Still, their numbers in Iraq have been deplete so much – to almost half of the population before the war – many Iraqi Christians worry that those who continue to take advantage of resettlement options abroad could bring about the end to one of the oldest Christian communities in the world.
Since the war began, targeted attacks have forced nearly two-thirds of Iraqi Christians from their homes and though they only made up 5 percent of the Iraqi population before the war, they now make up 20 percent of Iraq’s refugees. Additionally, of the up to 1.4 million Christians in the country in 2003, as few as 500,000 remain.
The flow of newly displaced refugees both in and outside of Iraq has slowed to a trickle as violence remains at all time lows, but a brief new wave of displaced Christians made headlines in February as they fled targeted attacks in Mosul. Many Western media outlets latched onto the story as another example of Christian suffering in the Middle East.

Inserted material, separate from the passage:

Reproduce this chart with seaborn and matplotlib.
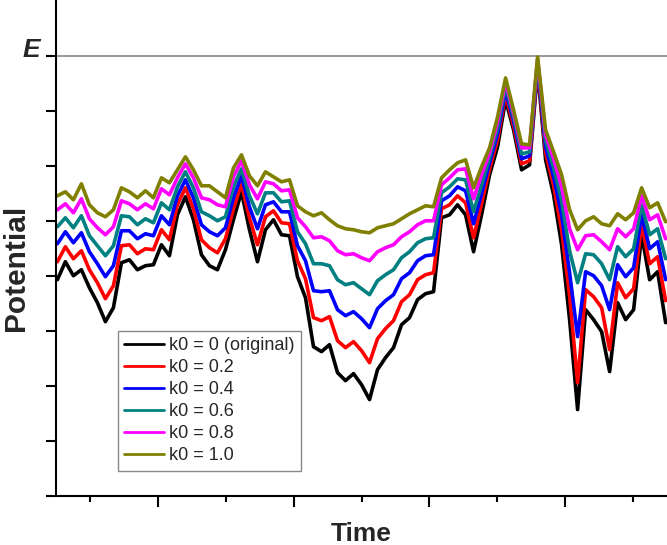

For most it was a temporary exodus. A little more than a month after an estimated 1,121 Christian families (about 6,726 people) were displaced, all but 233 families have returned to their homes, according to a new report by the International Organization on Migration.
In fact, a UNHCR report last November found that while the number of newly registered Sunnis and Shiites refugees have been steadily increasing, the number of Christians have decreased by 21.3 percent compared to the end of 2008.